The motor behind all this industrious striving and related instruction?
Hope. Four unassuming letters, yet such a powerful word. Hope that we have enough time to do better, feel better, do more, be more, have more. We do so love to transact our daily business around hope, to tie up our efforts and investments in its manufacture, to nourish our tolerance for average hours and average days and above average struggles, counting on its fortitude.
Thankfully, although I am beyond a stage where hope seems to shine as brightly as it once did, capable of blocking out any vestiges of conflicting reality, nothing blackens the brightness of “meaning” as both a viable destination and a plausible path.
Ah… Our Definitions of Success
I long for the freedom that I have felt at other times and in other places, where instead of constant vigilance and worry over the size of my waist or the tautness of my skin, I am focused on the sharpening of my mind and the honing of my skills, and the ultimate delivery of my contributions.
And the fact that I feel so “unsuccessful” in the ways that contemporary culture continues to assess our value? The fact that I see the contradictions in the emphasis on our looks and likewise, the endless pursuit of self-fulfillment? The fact that I chide myself for being emotionally susceptible to the former while intellectually drawn to the latter?
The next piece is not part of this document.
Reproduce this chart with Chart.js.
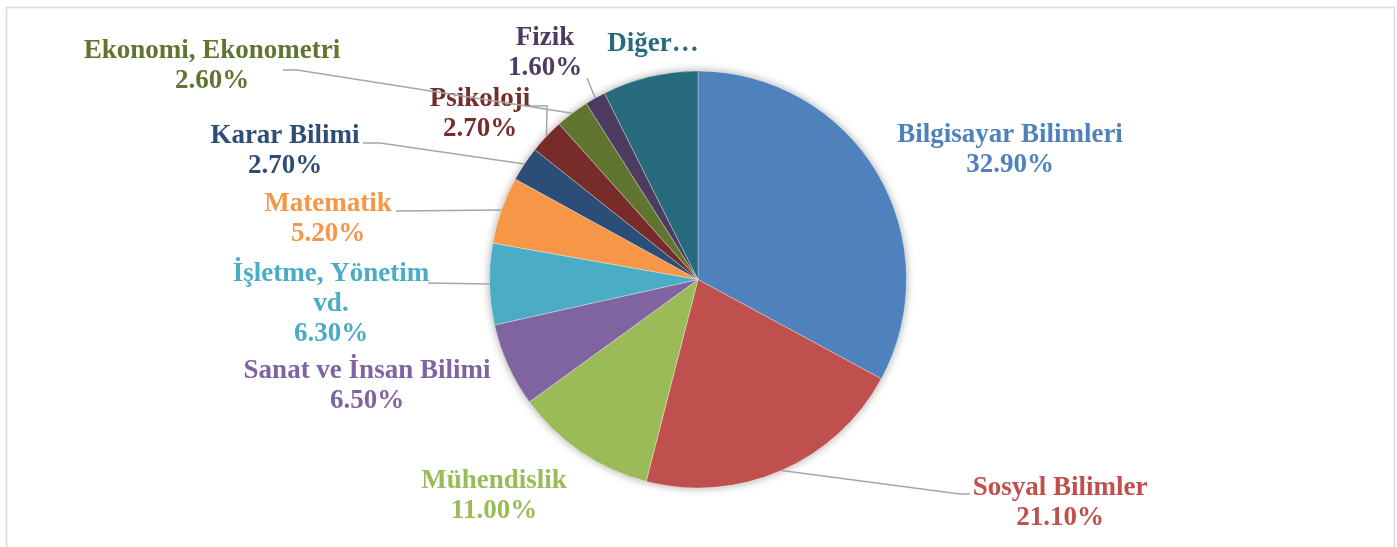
<!DOCTYPE html>
<html>
<head>
<meta charset="utf-8">
<script src="https://cdn.jsdelivr.net/npm/chart.js@4/dist/chart.umd.min.js"></script>
<style>
  html, body { margin: 0; padding: 0; background: #fff; }
  canvas { display: block; }
</style>
</head>
<body>
<canvas id="graficoAlan" width="1397" height="547"></canvas>
<script>
// alanlar ve oranlari (%)
const alanlar = [
    'Bilgisayar Bilimleri',
    'Sosyal Bilimler',
    'Mühendislik',
    'Sanat ve İnsan Bilimi',
    ['İşletme, Yönetim', 'vd.'],
    'Matematik',
    'Karar Bilimi',
    'Psikoloji',
    'Ekonomi, Ekonometri',
    'Fizik',
    'Diğer…'
];
const oranlar = [32.9, 21.1, 11.0, 6.5, 6.3, 5.2, 2.7, 2.7, 2.6, 1.6, 7.4];
const oranGoster = [true, true, true, true, true, true, true, true, true, true, false];

const renkler = [
    '#4F81BD', '#C0504D', '#9BBB59', '#8064A2', '#4BACC6', '#F79646',
    '#2C4D75', '#772C2A', '#5F7530', '#4D3B62', '#276A7C'
];

// etiket yerlesimi: merkez x, ilk satir taban cizgisi, etiket tarafindaki bag cizgisi noktalari
const etiketYeri = [
    { x: 1010, y: 142, bag: null },
    { x: 1060, y: 495, bag: [[970, 494], [960, 494]] },
    { x: 494, y: 488, bag: null },
    { x: 367, y: 378, bag: null },
    { x: 331, y: 281, bag: [[428, 283]] },
    { x: 328, y: 211, bag: [[396, 211]] },
    { x: 285, y: 143, bag: [[363, 143], [380, 143]] },
    { x: 480, y: 106, bag: [[530, 106], [547, 106]] },
    { x: 212, y: 58, bag: [[283, 70], [297, 70]] },
    { x: 545, y: 45, bag: [[587, 78]] },
    { x: 653, y: 51, bag: null }
];

const cerceve = {
    id: 'cerceve',
    beforeDraw(chart) {
        const c = chart.ctx;
        c.save();
        c.fillStyle = '#fff';
        c.fillRect(0, 0, chart.width, chart.height);
        c.strokeStyle = '#d9d9d9';
        c.lineWidth = 1.5;
        c.strokeRect(6.5, 7.5, 1388, 600);
        c.restore();
    },
    beforeDatasetsDraw(chart) {
        const arc = chart.getDatasetMeta(0).data[0];
        if (!arc) return;
        const c = chart.ctx;
        c.save();
        c.shadowColor = 'rgba(0,0,0,0.35)';
        c.shadowBlur = 9;
        c.fillStyle = '#fff';
        c.beginPath();
        c.arc(arc.x, arc.y, arc.outerRadius, 0, Math.PI * 2);
        c.fill();
        c.restore();
    }
};

const etiketler = {
    id: 'etiketler',
    afterDatasetsDraw(chart) {
        const c = chart.ctx;
        const meta = chart.getDatasetMeta(0);
        c.save();
        meta.data.forEach((arc, i) => {
            const yer = etiketYeri[i];
            // bag cizgisi
            if (yer.bag) {
                const orta = (arc.startAngle + arc.endAngle) / 2;
                const px = arc.x + Math.cos(orta) * arc.outerRadius;
                const py = arc.y + Math.sin(orta) * arc.outerRadius;
                c.strokeStyle = '#a6a6a6';
                c.lineWidth = 1.5;
                c.beginPath();
                c.moveTo(yer.bag[0][0], yer.bag[0][1]);
                yer.bag.slice(1).forEach(p => c.lineTo(p[0], p[1]));
                c.lineTo(px, py);
                c.stroke();
            }
            // metin
            const ad = alanlar[i];
            const satirlar = Array.isArray(ad) ? ad.slice() : [ad];
            if (oranGoster[i]) satirlar.push(oranlar[i].toFixed(2) + '%');
            c.fillStyle = renkler[i];
            c.font = 'bold 27px "Liberation Serif", "Times New Roman", serif';
            c.textAlign = 'center';
            c.textBaseline = 'alphabetic';
            satirlar.forEach((s, k) => c.fillText(s, yer.x, yer.y + k * 30));
        });
        c.restore();
    }
};

const ctx = document.getElementById('graficoAlan').getContext('2d');

new Chart(ctx, {
    type: 'pie',
    data: {
        labels: alanlar,
        datasets: [{
            data: oranlar,
            backgroundColor: renkler,
            borderColor: 'rgba(255,255,255,0.3)',
            borderWidth: 1
        }]
    },
    options: {
        responsive: false,
        animation: false,
        layout: { padding: { top: 70, bottom: 58, left: 489, right: 490 } },
        plugins: {
            legend: { display: false },
            tooltip: { enabled: false }
        }
    },
    plugins: [cerceve, etiketler]
});
</script>
</body>
</html>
Perhaps I can return to the self-help aisle and find guidance on how to merge conflicting belief systems. Or maybe I should be discerning and insist on questioning whatever I read or hear, and its pat interpretation. Perhaps I need to amp up my sense of humor (and take all of this less seriously). Or, I can do what our fictional heroine Charlotte does, like the other characters in this iconic series: I can honor the wondrous connections of love and friendship wherever they are created; I can step away from anything that makes me feel smaller; and I can resolve to remember that getting out in the world can bring moments of inexpressible joy.